Plein air artist Ashley Cone at ChautauquaYet the religious programs are just another item on the buffet table. “It seems like everyone is so open-minded,” says Carl Johnson, 29, a self-described agnostic from Tucson who was enjoying his first foray to Chautauqua with the family of a friend for whom a week at Chautauqua is a long-observed tradition. “No one seems evangelical or pushy.”

Johnson, who makes his living as an information technician but also writes music and performs in coffee houses, said he quickly discovered why his friend’s family found the place so appealing. “The art, the atmosphere,” he says, sitting alone on a park bench beneath a sprawling oak tree. “Being able to sit here in the park and write.”

I used to live in this area in the early 1980s, for a time in an apartment across Chautauqua Lake in the village of Bemus Point. Despite countless visits, I’d never managed to track down exactly which shed in which Gershwin had sequestered himself to finish off his famous “Concerto in F,” a jazz-classical hybrid that to this day confounds critics. I grew up in a house where a lot of Gershwin was played (either by my mother, an amateur pianist, or on the stereo), so I decided to make a stop during a trip to visit family in Western New York.
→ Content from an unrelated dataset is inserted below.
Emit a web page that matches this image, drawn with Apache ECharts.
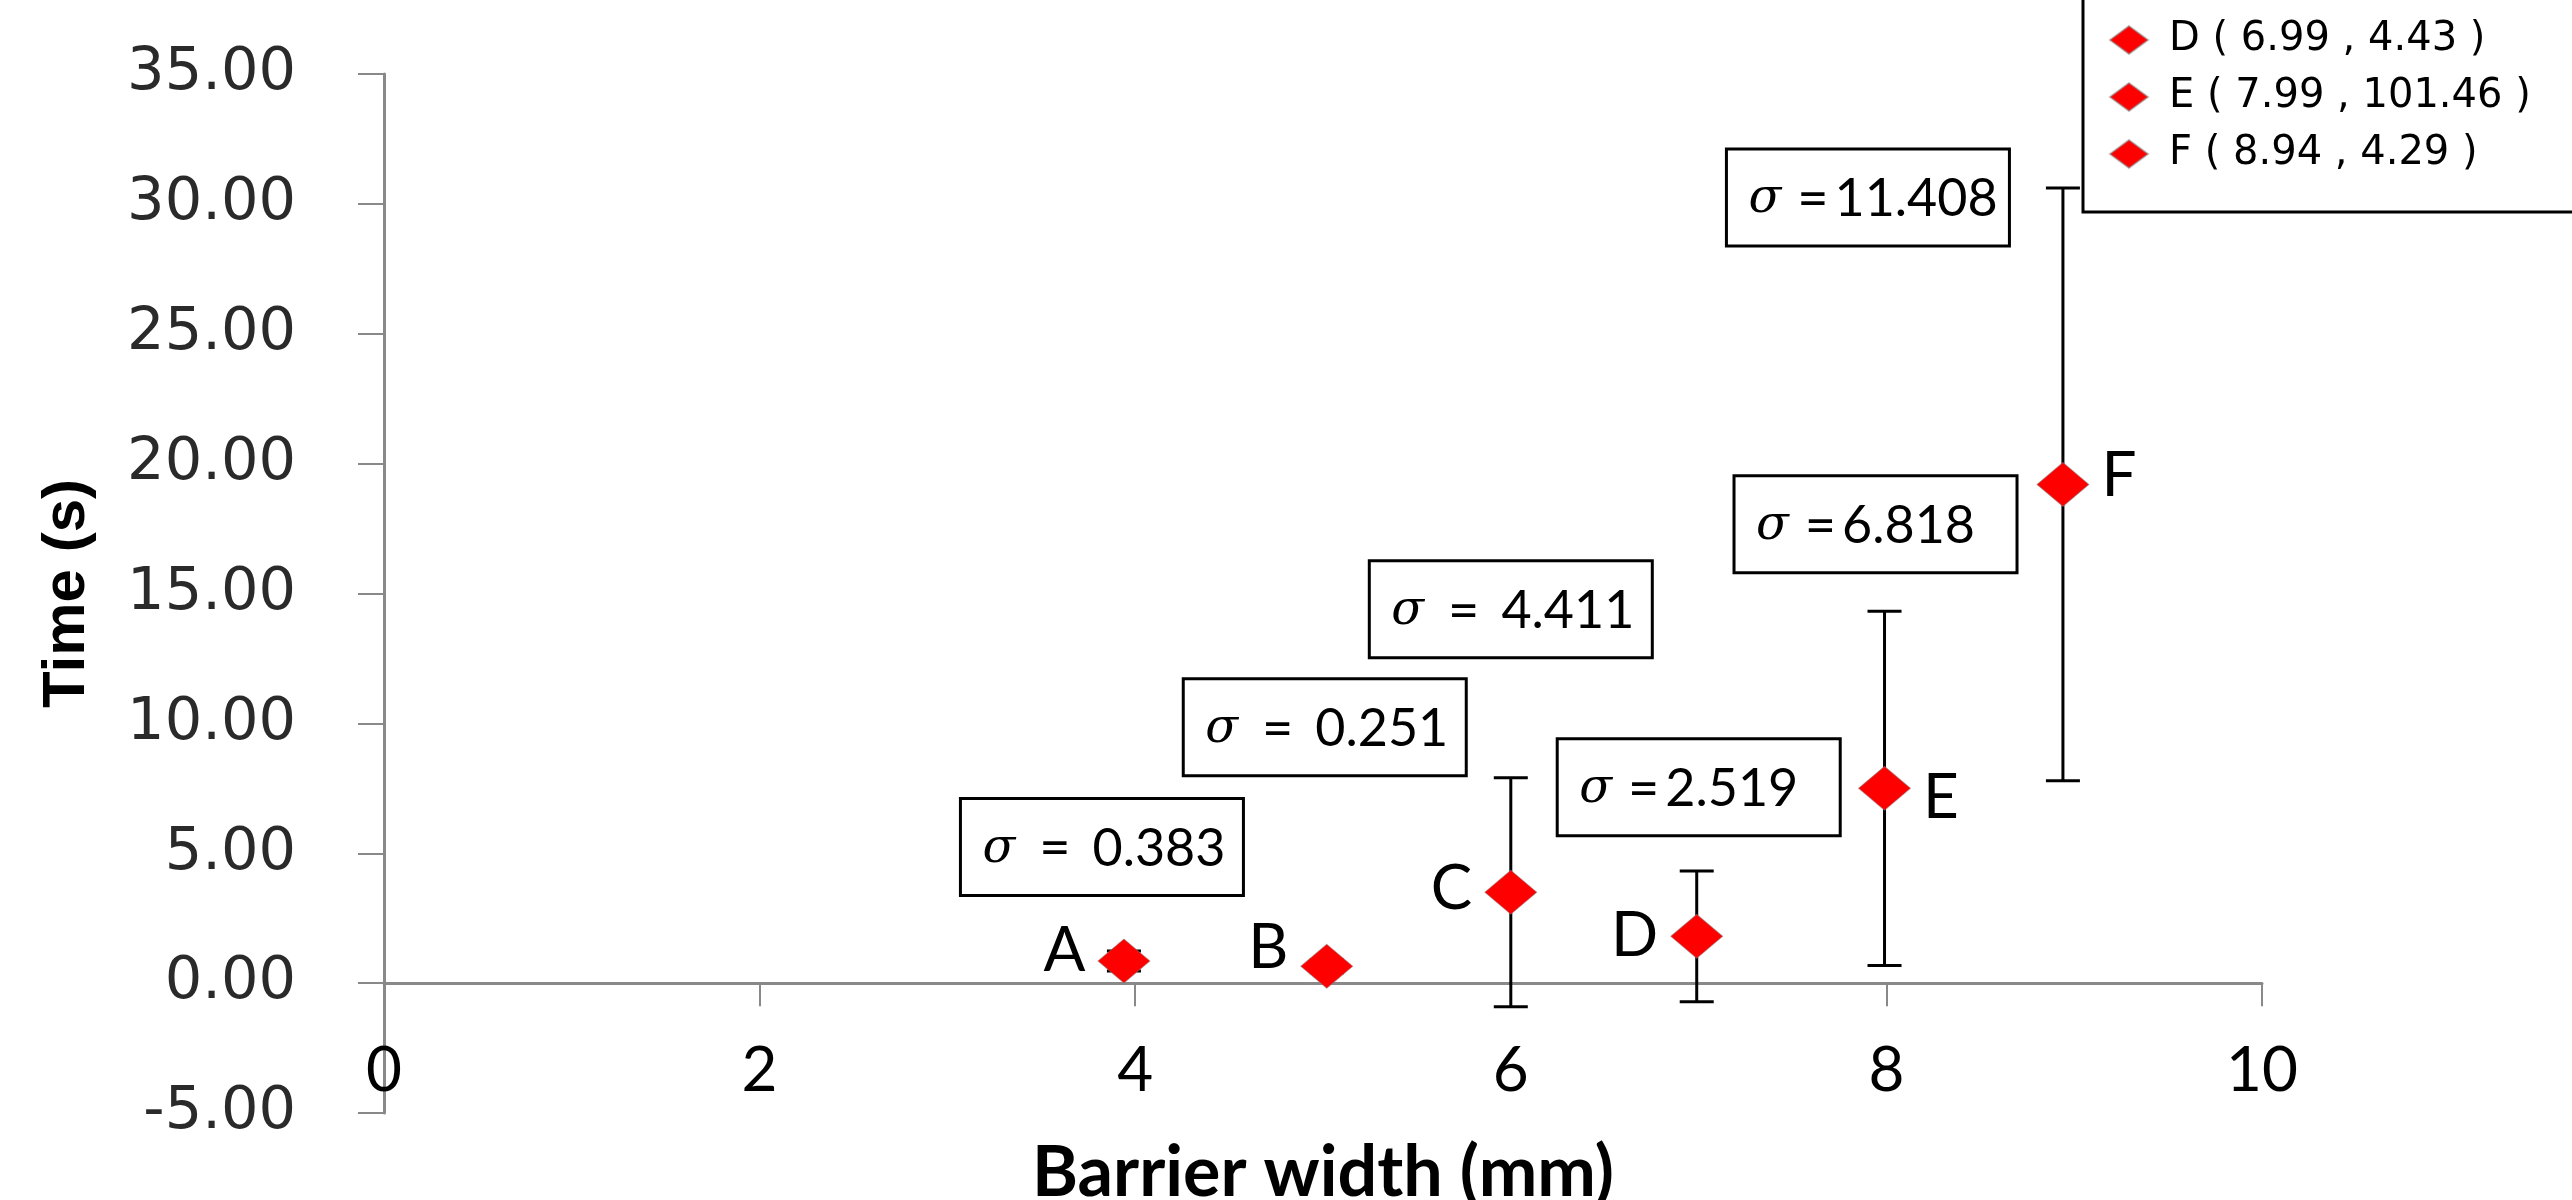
<!DOCTYPE html>
<html>
<head>
<meta charset="utf-8">
<script src="https://cdn.jsdelivr.net/npm/echarts@6/dist/echarts.min.js"></script>
<style>
  html, body { margin: 0; padding: 0; background: #fff; }
  #chart { width: 2572px; height: 1200px; }
</style>
</head>
<body>
<div id="chart"></div>
<script>
// Measured samples: barrier width (mm) vs. mean time (s) with standard deviation
const pointNames   = ['A', 'B', 'C', 'D', 'E', 'F'];
const barrierWidth = [3.94, 5.02, 6.0, 6.99, 7.99, 8.94];
const meanTime     = [0.85, 0.65, 3.5, 1.8, 7.5, 19.2];
const sigmaValue   = [0.383, 0.251, 4.411, 2.519, 6.818, 11.408];
const sigmaText    = ['σ = 0.383', 'σ = 0.251', 'σ = 4.411', 'σ =2.519', 'σ =6.818', 'σ =11.408'];
const legendNames  = ['A', 'B', 'C', 'D ( 6.99 , 4.43 )', 'E ( 7.99 , 101.46 )', 'F ( 8.94 , 4.29 )'];
const legendShown  = ['D ( 6.99 , 4.43 )', 'E ( 7.99 , 101.46 )', 'F ( 8.94 , 4.29 )'];

// Axis ranges and tick steps
const xMin = 0, xMax = 10, xStep = 2;
const yMin = -5, yMax = 35, yStep = 5;

// Layout: which side each point letter sits on, and where each sigma box goes (px from point)
const letterSide = ['left', 'left', 'left', 'left', 'right', 'right'];
const letterShift = [-10, -18, -3, 0, 10, -8];
const noteShift = [[-22, -114], [-2, -239], [0, -283], [2, -149], [-9, -264], [-195, -287]];
const NOTE_W = 283, NOTE_H = 97;

const AXIS_GRAY = '#898989';
const chart = echarts.init(document.getElementById('chart'));

const pointSeries = pointNames.map((n, i) => ({
  type: 'scatter',
  name: legendNames[i],
  z: 5,
  symbol: 'diamond',
  symbolSize: [52, 44],
  itemStyle: { color: '#ff0000', opacity: 1, borderColor: 'rgba(130,130,130,0.5)', borderWidth: 1 },
  label: {
    show: true,
    position: letterSide[i],
    distance: 12,
    offset: [0, letterShift[i]],
    formatter: () => n,
    fontFamily: 'Lato',
    fontSize: 62,
    color: '#000'
  },
  emphasis: { disabled: true },
  data: [[barrierWidth[i], meanTime[i]]]
}));

const errorSeries = {
  type: 'custom',
  name: 'sd',
  z: 3,
  silent: true,
  data: barrierWidth.map((x, i) => [x, meanTime[i], sigmaValue[i]]),
  renderItem(params, api) {
    const x = api.value(0), y = api.value(1), s = api.value(2);
    const top = api.coord([x, y + s]);
    const bot = api.coord([x, y - s]);
    const cap = 17;
    const st = { stroke: '#000', lineWidth: 3 };
    return {
      type: 'group',
      children: [
        { type: 'line', shape: { x1: top[0], y1: top[1], x2: bot[0], y2: bot[1] }, style: st },
        { type: 'line', shape: { x1: top[0] - cap, y1: top[1], x2: top[0] + cap, y2: top[1] }, style: st },
        { type: 'line', shape: { x1: bot[0] - cap, y1: bot[1], x2: bot[0] + cap, y2: bot[1] }, style: st }
      ]
    };
  }
};

const noteSeries = {
  type: 'custom',
  name: 'notes',
  z: 4,
  silent: true,
  data: barrierWidth.map((x, i) => [x, meanTime[i], i]),
  renderItem(params, api) {
    const i = api.value(2);
    const p = api.coord([api.value(0), api.value(1)]);
    const cx = p[0] + noteShift[i][0];
    const cy = p[1] + noteShift[i][1];
    const left = cx - NOTE_W / 2, top = cy - NOTE_H / 2;
    const parts = sigmaText[i].split('=');
    const value = parts[1];
    const spaced = value.charAt(0) === ' ';
    return {
      type: 'group',
      children: [
        { type: 'rect', shape: { x: left, y: top, width: NOTE_W, height: NOTE_H },
          style: { fill: '#fff', stroke: '#000', lineWidth: 3 } },
        { type: 'text', x: left + 22, y: cy + 2,
          style: {
            text: '{s|σ}{' + (spaced ? 'ew' : 'en') + '|=}{v|' + value.trim() + '}',
            verticalAlign: 'middle',
            align: 'left',
            rich: {
              s: { fontFamily: 'DejaVu Serif', fontStyle: 'italic', fontSize: 48, fill: '#000' },
              ew: { fontFamily: 'Lato', fontSize: 54, fill: '#000', padding: [0, 22, 0, 24] },
              en: { fontFamily: 'Lato', fontSize: 54, fill: '#000', padding: [0, 6, 0, 16] },
              v: { fontFamily: 'Lato', fontSize: 52, fill: '#000' }
            }
          } }
      ]
    };
  }
};

chart.setOption({
  backgroundColor: '#fff',
  animation: false,
  grid: { left: 384, right: 310, top: 74, bottom: 87, containLabel: false, outerBoundsMode: 'none' },
  legend: {
    data: legendShown,
    orient: 'vertical',
    left: 2083,
    top: -200,
    padding: [218, 220, 36, 26],
    backgroundColor: '#fff',
    borderColor: '#000',
    borderWidth: 3,
    borderRadius: 0,
    icon: 'diamond',
    itemWidth: 38,
    itemHeight: 28,
    itemGap: 13,
    selectedMode: false,
    textStyle: { fontFamily: 'DejaVu Sans', fontSize: 40, lineHeight: 44, color: '#000', padding: [0, 0, 0, 16] }
  },
  xAxis: {
    type: 'value',
    min: xMin, max: xMax, interval: xStep,
    name: 'Barrier width (mm)',
    nameLocation: 'middle',
    nameGap: 25,
    nameTextStyle: { fontFamily: 'Lato', fontWeight: 'bold', fontSize: 70, color: '#000' },
    axisLine: { onZero: true, lineStyle: { color: AXIS_GRAY, width: 3 } },
    axisTick: { inside: false, length: 23, lineStyle: { color: AXIS_GRAY, width: 2 } },
    axisLabel: { margin: -73, fontFamily: 'Lato', fontSize: 62, color: '#000' },
    splitLine: { show: false }
  },
  yAxis: {
    type: 'value',
    min: yMin, max: yMax, interval: yStep,
    name: 'Time (s)',
    nameLocation: 'middle',
    nameRotate: 90,
    nameGap: 287,
    nameTextStyle: { fontFamily: 'Liberation Sans', fontWeight: 'bold', fontSize: 60, color: '#000' },
    axisLine: { onZero: false, lineStyle: { color: AXIS_GRAY, width: 3 } },
    axisTick: { inside: false, length: 26, lineStyle: { color: AXIS_GRAY, width: 2 } },
    axisLabel: { margin: 88, fontFamily: 'DejaVu Sans', fontSize: 59, color: '#2a2a2a', formatter: v => v.toFixed(2) },
    splitLine: { show: false }
  },
  series: [errorSeries, noteSeries].concat(pointSeries)
});
</script>
</body>
</html>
Chautauqua, to no surprise, has changed very little in the 30 years since it was part of my summer routine, from the sprawling 1881-built Athenaeum hotel to the massive, open-sided amphitheater that is the focal point of the daily programs and evening concert series.

I arrived early on the last day in June, before fellow day-trippers filled the parking lot across the busy Route 394, bought my pass at the iron-and-brick gateway, and then wandered to heart of the village, stopping first at the small but well-appointed Bookstore. There are no home-delivered newspapers at Chautauqua, but regulars reserve out of town papers at the bookstore. So morning brings a steady stream of customers to pick up their New York Times, Cleveland Plain-Dealer, Buffalo News or other titles – markers, of a sort, of the hometowns of the bulk of the visitors who stay here.

After wandering around for a bit, I circled the 5,000-seat wooden and roofed amphitheater with its long line of people waiting to hear the morning program, then headed down slope to the lakeshore and “little Palestine,” where Ashley Cone, a 26-year-old New Orleans artist was working away at a plein air watercolor of boats at the dock and then the lake beyond. We chatted for a bit about her experience studying art in New York City two years ago, where she heard about Chautauqua’s summer art school, and eventually was accepted as part of a class of about 30 visual artists. “I think it’s wonderful,” she says. “The school really is a treasure.”

I angled westward, away from the lake, to where the map told me the Gershwin shed would be in a neighborhood of huts set apart from the residential area of Chautauqua. Walking among the sheds is like hiking the nesting grounds of piano birds, with trills and melodies filling the air. It took a little wandering around before I found it, Shed No. 38, or the “Gershwin shed,” which a plaque informs had been renovated as part of a four-year overhaul of the sheds that had begin in 2003.

Chien-I Yang practicing in the Gershwin shed, where he composed From inside came an intricate ragtime being played on a piano. I gave a tentative knock at the door and turned the handle, and found Taiwan native Chien-I Yang, a 24-year-old music major at Lynn University in Florida, warming up her fingers at the Steinway.

Yes, she said, struggling for the English words, she knew she was practicing in the place where Gershwin finished “Concerto in F.” That’s why she had reserved the shed. She had planned ahead, she said as she flipped through her folder of music and pulled out the chart for “Concerto in F.” She had come to Chautauqua to be part of the summer music program, but also to touch a place that Gershwin had touched.

“Gershwin has inspired me a lot,” Yang said. “This is Gershwin’s room, so… I don’t know how to describe it. I would like to practice Gershwin in this room.”

And so she did, teasing out the sparse, jazzy opening measures, the present channeling the past – and maybe the future – in the key of F.